Exercise description |
Without the pictures, reproduce the records that follow exactly.

(Records with drawing code)
* Begin *
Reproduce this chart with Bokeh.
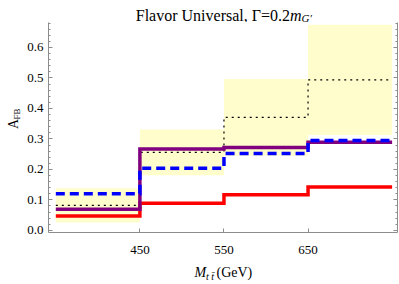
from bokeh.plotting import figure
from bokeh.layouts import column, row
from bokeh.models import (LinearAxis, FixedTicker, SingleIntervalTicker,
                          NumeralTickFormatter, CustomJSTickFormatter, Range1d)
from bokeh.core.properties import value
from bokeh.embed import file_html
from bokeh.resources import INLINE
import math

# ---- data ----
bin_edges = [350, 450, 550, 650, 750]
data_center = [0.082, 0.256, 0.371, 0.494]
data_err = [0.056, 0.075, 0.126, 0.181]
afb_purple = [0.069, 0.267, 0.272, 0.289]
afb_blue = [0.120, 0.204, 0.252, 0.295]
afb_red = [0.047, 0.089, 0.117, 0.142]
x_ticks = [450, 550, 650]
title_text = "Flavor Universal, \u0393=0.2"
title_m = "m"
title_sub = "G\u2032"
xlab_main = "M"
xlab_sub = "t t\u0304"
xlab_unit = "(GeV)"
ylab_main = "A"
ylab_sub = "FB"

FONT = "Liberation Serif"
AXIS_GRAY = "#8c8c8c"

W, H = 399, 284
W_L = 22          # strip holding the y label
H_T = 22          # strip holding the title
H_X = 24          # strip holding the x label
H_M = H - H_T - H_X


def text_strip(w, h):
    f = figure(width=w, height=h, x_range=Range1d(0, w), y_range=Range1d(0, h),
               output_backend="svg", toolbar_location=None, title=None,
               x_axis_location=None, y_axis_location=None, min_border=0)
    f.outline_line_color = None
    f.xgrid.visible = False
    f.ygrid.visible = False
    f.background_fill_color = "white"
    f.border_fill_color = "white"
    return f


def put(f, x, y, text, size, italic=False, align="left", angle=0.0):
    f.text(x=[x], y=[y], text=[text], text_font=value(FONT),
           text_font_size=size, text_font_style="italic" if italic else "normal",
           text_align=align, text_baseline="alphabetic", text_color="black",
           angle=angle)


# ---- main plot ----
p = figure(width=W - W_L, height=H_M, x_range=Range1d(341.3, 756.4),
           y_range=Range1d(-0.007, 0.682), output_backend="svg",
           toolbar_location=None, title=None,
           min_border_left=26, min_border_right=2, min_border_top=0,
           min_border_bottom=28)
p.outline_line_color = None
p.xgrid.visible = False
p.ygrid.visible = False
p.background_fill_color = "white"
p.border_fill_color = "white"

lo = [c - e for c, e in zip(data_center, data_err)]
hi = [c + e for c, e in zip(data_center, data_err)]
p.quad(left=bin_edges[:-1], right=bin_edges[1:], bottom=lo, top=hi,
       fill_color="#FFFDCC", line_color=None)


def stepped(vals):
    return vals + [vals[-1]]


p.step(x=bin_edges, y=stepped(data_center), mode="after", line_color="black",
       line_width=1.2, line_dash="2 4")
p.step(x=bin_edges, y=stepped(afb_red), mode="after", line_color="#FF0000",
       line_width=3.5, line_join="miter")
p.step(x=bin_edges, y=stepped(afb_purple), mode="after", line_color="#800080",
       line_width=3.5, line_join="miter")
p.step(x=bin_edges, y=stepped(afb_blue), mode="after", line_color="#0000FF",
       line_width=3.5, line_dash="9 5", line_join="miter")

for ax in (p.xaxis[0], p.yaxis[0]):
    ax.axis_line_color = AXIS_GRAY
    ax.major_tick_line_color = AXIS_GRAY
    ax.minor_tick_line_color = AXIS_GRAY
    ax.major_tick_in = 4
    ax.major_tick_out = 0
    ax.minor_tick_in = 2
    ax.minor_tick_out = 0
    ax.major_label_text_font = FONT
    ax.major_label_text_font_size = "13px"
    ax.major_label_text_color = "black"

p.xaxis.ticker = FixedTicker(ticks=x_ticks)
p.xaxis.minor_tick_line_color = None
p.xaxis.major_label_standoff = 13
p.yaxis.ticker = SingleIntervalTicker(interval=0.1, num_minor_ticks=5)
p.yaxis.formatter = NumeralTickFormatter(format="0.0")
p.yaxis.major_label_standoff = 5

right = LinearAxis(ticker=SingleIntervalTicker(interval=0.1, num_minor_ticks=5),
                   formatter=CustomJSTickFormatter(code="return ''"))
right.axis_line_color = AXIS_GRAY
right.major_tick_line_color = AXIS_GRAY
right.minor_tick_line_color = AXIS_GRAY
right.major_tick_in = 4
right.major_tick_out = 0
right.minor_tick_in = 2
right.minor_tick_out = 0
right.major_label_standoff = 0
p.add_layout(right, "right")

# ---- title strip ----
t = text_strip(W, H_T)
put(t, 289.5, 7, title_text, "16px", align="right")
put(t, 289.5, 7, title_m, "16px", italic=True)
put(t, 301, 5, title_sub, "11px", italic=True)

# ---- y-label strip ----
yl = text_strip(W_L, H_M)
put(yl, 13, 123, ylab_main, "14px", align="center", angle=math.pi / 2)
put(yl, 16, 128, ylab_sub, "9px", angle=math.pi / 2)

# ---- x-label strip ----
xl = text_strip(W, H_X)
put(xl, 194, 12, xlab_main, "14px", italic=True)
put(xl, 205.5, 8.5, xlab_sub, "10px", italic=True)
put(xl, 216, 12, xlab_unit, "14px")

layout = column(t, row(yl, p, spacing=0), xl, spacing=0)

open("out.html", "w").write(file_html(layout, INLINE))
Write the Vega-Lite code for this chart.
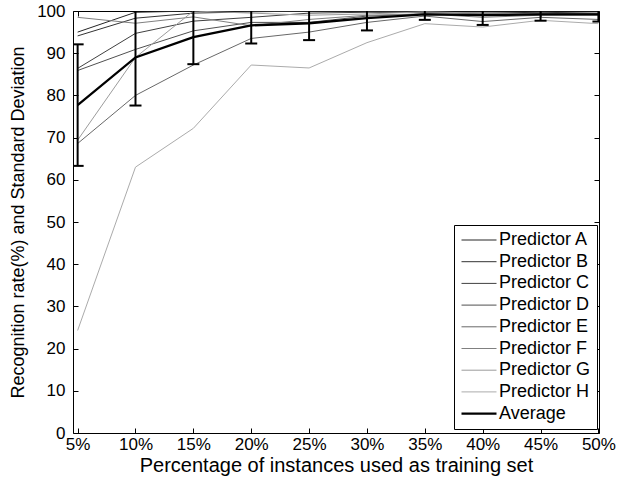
* End *
Complete response |
Reproduce this chart with Bokeh.
from bokeh.plotting import figure
from bokeh.layouts import column, row
from bokeh.models import (LinearAxis, FixedTicker, SingleIntervalTicker,
                          NumeralTickFormatter, CustomJSTickFormatter, Range1d)
from bokeh.core.properties import value
from bokeh.embed import file_html
from bokeh.resources import INLINE
import math

# ---- data ----
bin_edges = [350, 450, 550, 650, 750]
data_center = [0.082, 0.256, 0.371, 0.494]
data_err = [0.056, 0.075, 0.126, 0.181]
afb_purple = [0.069, 0.267, 0.272, 0.289]
afb_blue = [0.120, 0.204, 0.252, 0.295]
afb_red = [0.047, 0.089, 0.117, 0.142]
x_ticks = [450, 550, 650]
title_text = "Flavor Universal, \u0393=0.2"
title_m = "m"
title_sub = "G\u2032"
xlab_main = "M"
xlab_sub = "t t\u0304"
xlab_unit = "(GeV)"
ylab_main = "A"
ylab_sub = "FB"

FONT = "Liberation Serif"
AXIS_GRAY = "#8c8c8c"

W, H = 399, 284
W_L = 22          # strip holding the y label
H_T = 22          # strip holding the title
H_X = 24          # strip holding the x label
H_M = H - H_T - H_X


def text_strip(w, h):
    f = figure(width=w, height=h, x_range=Range1d(0, w), y_range=Range1d(0, h),
               output_backend="svg", toolbar_location=None, title=None,
               x_axis_location=None, y_axis_location=None, min_border=0)
    f.outline_line_color = None
    f.xgrid.visible = False
    f.ygrid.visible = False
    f.background_fill_color = "white"
    f.border_fill_color = "white"
    return f


def put(f, x, y, text, size, italic=False, align="left", angle=0.0):
    f.text(x=[x], y=[y], text=[text], text_font=value(FONT),
           text_font_size=size, text_font_style="italic" if italic else "normal",
           text_align=align, text_baseline="alphabetic", text_color="black",
           angle=angle)


# ---- main plot ----
p = figure(width=W - W_L, height=H_M, x_range=Range1d(341.3, 756.4),
           y_range=Range1d(-0.007, 0.682), output_backend="svg",
           toolbar_location=None, title=None,
           min_border_left=26, min_border_right=2, min_border_top=0,
           min_border_bottom=28)
p.outline_line_color = None
p.xgrid.visible = False
p.ygrid.visible = False
p.background_fill_color = "white"
p.border_fill_color = "white"

lo = [c - e for c, e in zip(data_center, data_err)]
hi = [c + e for c, e in zip(data_center, data_err)]
p.quad(left=bin_edges[:-1], right=bin_edges[1:], bottom=lo, top=hi,
       fill_color="#FFFDCC", line_color=None)


def stepped(vals):
    return vals + [vals[-1]]


p.step(x=bin_edges, y=stepped(data_center), mode="after", line_color="black",
       line_width=1.2, line_dash="2 4")
p.step(x=bin_edges, y=stepped(afb_red), mode="after", line_color="#FF0000",
       line_width=3.5, line_join="miter")
p.step(x=bin_edges, y=stepped(afb_purple), mode="after", line_color="#800080",
       line_width=3.5, line_join="miter")
p.step(x=bin_edges, y=stepped(afb_blue), mode="after", line_color="#0000FF",
       line_width=3.5, line_dash="9 5", line_join="miter")

for ax in (p.xaxis[0], p.yaxis[0]):
    ax.axis_line_color = AXIS_GRAY
    ax.major_tick_line_color = AXIS_GRAY
    ax.minor_tick_line_color = AXIS_GRAY
    ax.major_tick_in = 4
    ax.major_tick_out = 0
    ax.minor_tick_in = 2
    ax.minor_tick_out = 0
    ax.major_label_text_font = FONT
    ax.major_label_text_font_size = "13px"
    ax.major_label_text_color = "black"

p.xaxis.ticker = FixedTicker(ticks=x_ticks)
p.xaxis.minor_tick_line_color = None
p.xaxis.major_label_standoff = 13
p.yaxis.ticker = SingleIntervalTicker(interval=0.1, num_minor_ticks=5)
p.yaxis.formatter = NumeralTickFormatter(format="0.0")
p.yaxis.major_label_standoff = 5

right = LinearAxis(ticker=SingleIntervalTicker(interval=0.1, num_minor_ticks=5),
                   formatter=CustomJSTickFormatter(code="return ''"))
right.axis_line_color = AXIS_GRAY
right.major_tick_line_color = AXIS_GRAY
right.minor_tick_line_color = AXIS_GRAY
right.major_tick_in = 4
right.major_tick_out = 0
right.minor_tick_in = 2
right.minor_tick_out = 0
right.major_label_standoff = 0
p.add_layout(right, "right")

# ---- title strip ----
t = text_strip(W, H_T)
put(t, 289.5, 7, title_text, "16px", align="right")
put(t, 289.5, 7, title_m, "16px", italic=True)
put(t, 301, 5, title_sub, "11px", italic=True)

# ---- y-label strip ----
yl = text_strip(W_L, H_M)
put(yl, 13, 123, ylab_main, "14px", align="center", angle=math.pi / 2)
put(yl, 16, 128, ylab_sub, "9px", angle=math.pi / 2)

# ---- x-label strip ----
xl = text_strip(W, H_X)
put(xl, 194, 12, xlab_main, "14px", italic=True)
put(xl, 205.5, 8.5, xlab_sub, "10px", italic=True)
put(xl, 216, 12, xlab_unit, "14px")

layout = column(t, row(yl, p, spacing=0), xl, spacing=0)

open("out.html", "w").write(file_html(layout, INLINE))
Write the Vega-Lite code for this chart.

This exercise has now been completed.